Capacity Building Programme for Psychiatrists

Psychiatrists in India carry an enormous responsibility—navigating high caseloads, administrative burdens, complex clinical presentations, and systemic constraints. Many work in isolation, without peer networks, reflective spaces, or access to ongoing supervision. Burnout is common. Opportunities to step back, upskill, and meaningfully engage with evolving models of care are rare. At the same time, psychiatry in India is at a turning point. Mental health needs are rising.
New models of care—collaborative, rights-based, and community-rooted—are emerging. There is growing recognition that psychiatry must move beyond the biomedical lens to integrate psychosocial perspectives, cultural humility, and lived experience into its practice.
This shift also calls for a new kind of professional solidarity—one where psychiatrists work in partnership with psychologists, social workers, peer supporters, and community health practitioners. Multi-disciplinary and collaborative care is not a luxury—it is essential to building ethical, holistic, and sustainable mental health systems.

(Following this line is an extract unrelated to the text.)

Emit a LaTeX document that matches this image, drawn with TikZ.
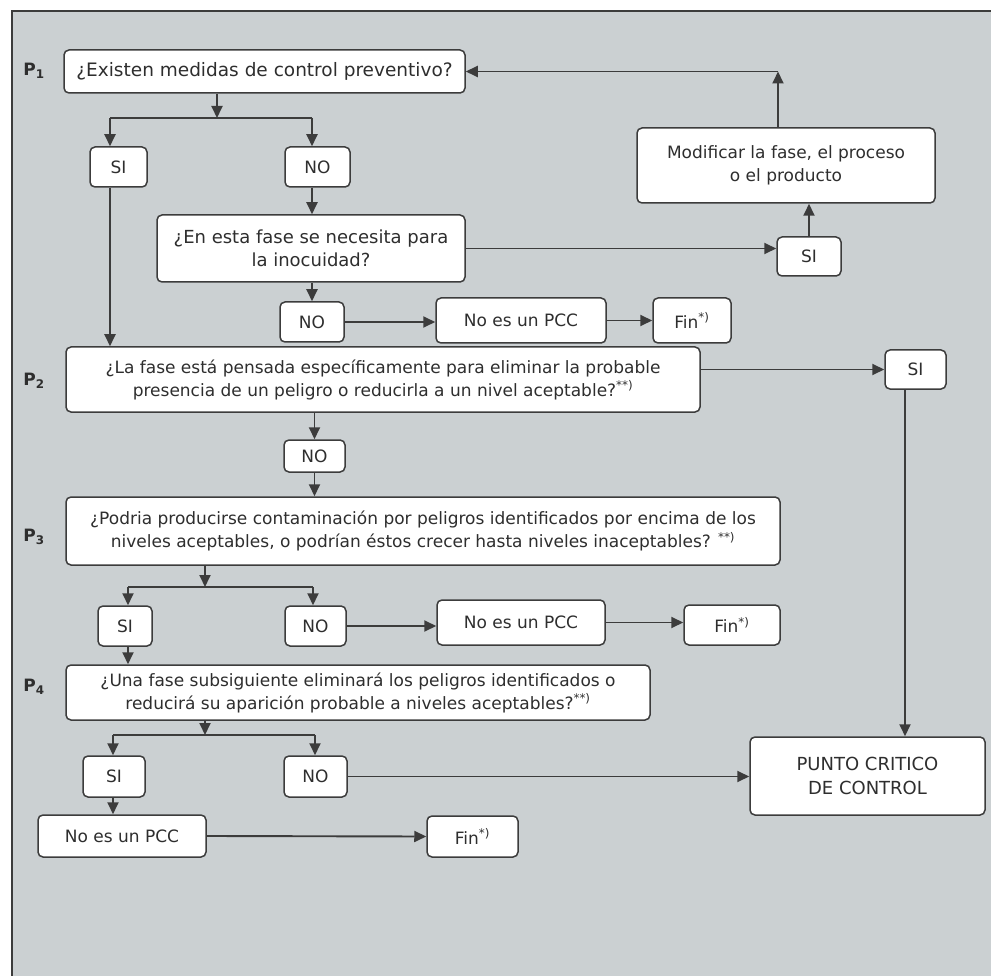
\documentclass[tikz,border=0pt]{standalone}
\usepackage{fontspec}
\setmainfont{DejaVu Sans}
\usepackage{xcolor}
\usetikzlibrary{arrows.meta,positioning,calc}
\definecolor{ink}{HTML}{2E2E2E}
\definecolor{edge}{HTML}{3C3C3C}
\definecolor{paper}{HTML}{CBD0D2}
\tikzset{
  box/.style={
    rounded corners=5pt,draw=edge,fill=white,
    line width=1.5pt,inner sep=0pt,align=center,text=ink,
    font=\fontsize{17}{23}\selectfont
  },
  qbox/.style={box},
  ansbox/.style={box},
  endbox/.style={box},
  plabel/.style={text=ink,font=\bfseries\fontsize{17}{20}\selectfont},
  arrow/.style={-{Triangle[length=12pt,width=11pt]},draw=edge,line width=1.9pt},
  line/.style={draw=edge,line width=1.9pt}
}
\begin{document}
\begin{tikzpicture}[x=1pt,y=-1pt]
% frame
\useasboundingbox (0,0) rectangle (991,976);
\fill[paper] (12,11) rectangle (991,976);
\draw[edge,line width=2pt] (12,976) -- (12,11) -- (991,11);

% step labels
\node[plabel] (p1) at (34,71) {P\textsubscript{1}};
\node[plabel] (p2) at (34,381) {P\textsubscript{2}};
\node[plabel] (p3) at (34,537) {P\textsubscript{3}};
\node[plabel] (p4) at (34,687) {P\textsubscript{4}};

% P1
\node[qbox,minimum width=401pt,minimum height=43pt,font=\fontsize{18.5}{23}\selectfont] (q1) at (264.5,71.5) {¿Existen medidas de control preventivo?};
\node[ansbox,minimum width=57pt,minimum height=40pt] (si1) at (118.5,167) {SI};
\node[ansbox,minimum width=65pt,minimum height=40pt] (no1) at (317.5,167) {NO};
\node[qbox,minimum width=308pt,minimum height=67pt,font=\fontsize{18}{23}\selectfont] (q2) at (311,248.5) {¿En esta fase se necesita para\\la inocuidad?};
\node[ansbox,minimum width=64pt,minimum height=39pt] (si2) at (809,256.5) {SI};
\node[box,minimum width=298pt,minimum height=75pt] (mod) at (786,165.5) {Modificar la fase, el proceso\\o el producto};
\node[ansbox,minimum width=64pt,minimum height=40pt] (no2) at (312,322) {NO};
\node[endbox,minimum width=170pt,minimum height=45pt] (nopcc1) at (521,320.5) {No es un PCC};
\node[endbox,minimum width=78pt,minimum height=45pt] (fin1) at (692,320.5) {Fin\textsuperscript{*)}};

% P2
\node[qbox,minimum width=634pt,minimum height=65pt] (q3) at (383,379.5) {¿La fase está pensada específicamente para eliminar la probable\\presencia de un peligro o reducirla a un nivel aceptable?\textsuperscript{**)}};
\node[ansbox,minimum width=61pt,minimum height=39pt] (si3) at (915.5,369.5) {SI};
\node[ansbox,minimum width=61pt,minimum height=32pt] (no3) at (314.5,456) {NO};

% P3
\node[qbox,minimum width=714pt,minimum height=68pt] (q4) at (423,531) {¿Podria producirse contaminación por peligros identificados por encima de los\\niveles aceptables, o podrían éstos crecer hasta niveles inaceptables? \textsuperscript{**)}};
\node[ansbox,minimum width=54pt,minimum height=40pt] (si4) at (125,626) {SI};
\node[ansbox,minimum width=61pt,minimum height=40pt] (no4) at (315.5,626) {NO};
\node[endbox,minimum width=168pt,minimum height=45pt] (nopcc2) at (521,622.5) {No es un PCC};
\node[endbox,minimum width=96pt,minimum height=40pt] (fin2) at (732,625) {Fin\textsuperscript{*)}};

% P4
\node[qbox,minimum width=584pt,minimum height=55pt] (q5) at (358,692.5) {¿Una fase subsiguiente eliminará los peligros identificados o\\reducirá su aparición probable a niveles aceptables?\textsuperscript{**)}};
\node[ansbox,minimum width=62pt,minimum height=41pt] (si5) at (114,776.5) {SI};
\node[ansbox,minimum width=63pt,minimum height=41pt] (no5) at (315.5,776.5) {NO};
\node[box,minimum width=235pt,minimum height=78pt,font=\fontsize{18}{24}\selectfont] (pcc) at (867.5,776) {PUNTO CRITICO\\DE CONTROL};
\node[endbox,minimum width=168pt,minimum height=42pt] (nopcc3) at (122,836) {No es un PCC};
\node[endbox,minimum width=91pt,minimum height=41pt] (fin3) at (472.5,836.5) {Fin\textsuperscript{*)}};

% splits
\coordinate (s1) at (217,118);
\coordinate (s1l) at (110,118);
\coordinate (s1r) at (312,118);
\coordinate (c1) at (778,71.5);
\coordinate (s2) at (205,587);
\coordinate (s2l) at (128,587);
\coordinate (s2r) at (313,587);
\coordinate (s3) at (205,735);
\coordinate (s3l) at (113,735);
\coordinate (s3r) at (315,735);

% P1 connectors
\draw[arrow] (q1.south -| s1) -- (s1);
\draw[line] (s1l) -- (s1r);
\draw[arrow] (s1l) -- (s1l |- si1.north);
\draw[arrow] (s1r) -- (s1r |- no1.north);
\draw[arrow] (si1.south -| s1l) -- (s1l |- q3.north);
\draw[arrow] (no1.south -| s1r) -- (s1r |- q2.north);
\draw[arrow] (q2.east) -- (q2.east -| si2.west);
\draw[arrow] (si2.north) -- (si2.north |- mod.south);
\draw[arrow] (mod.north -| c1) -- (c1);
\draw[arrow] (c1) -- (q1.east);
\draw[arrow] (q2.south -| no2) -- (no2.north);
\draw[arrow] (no2.east) -- (no2.east -| nopcc1.west);
\draw[arrow] (nopcc1.east) -- (fin1.west);

% P2 connectors
\draw[arrow] (q3.east |- si3) -- (si3.west);
\draw[arrow] ([xshift=-10.5pt]si3.south) -- ([xshift=-10.5pt]si3.south |- pcc.north);
\draw[arrow] (q3.south -| no3) -- (no3.north);
\draw[arrow] (no3.south) -- (no3.south |- q4.north);

% P3 connectors
\draw[arrow] (q4.south -| s2) -- (s2);
\draw[line] (s2l) -- (s2r);
\draw[arrow] (s2l) -- (s2l |- si4.north);
\draw[arrow] (s2r) -- (s2r |- no4.north);
\draw[arrow] (no4.east) -- (no4.east -| nopcc2.west);
\draw[arrow] (nopcc2.east) -- (nopcc2.east -| fin2.west);
\draw[arrow] (si4.south -| s2l) -- (s2l |- q5.north);

% P4 connectors
\draw[arrow] (q5.south -| s3) -- (s3);
\draw[line] (s3l) -- (s3r);
\draw[arrow] (s3l) -- (s3l |- si5.north);
\draw[arrow] (s3r) -- (s3r |- no5.north);
\draw[arrow] (no5.east) -- (no5.east -| pcc.west);
\draw[arrow] (si5.south -| s3l) -- (s3l |- nopcc3.north);
\draw[arrow] (nopcc3.east) -- (fin3.west);
\end{tikzpicture}
\end{document}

At the India Mental Health Alliance (IMHA), we are creating spaces for psychiatrists to reflect, reconnect, and reimagine their role in this changing landscape.
Our upcoming programmes offer peer support, mentorship, and learning beyond the classroom. They bring together psychiatrists from across the country to share challenges, explore ethical dilemmas, and build skills in areas often experienced as gaps in practice—such as trauma-informed care, collaborative leadership, supervision, and integrated mental health practice.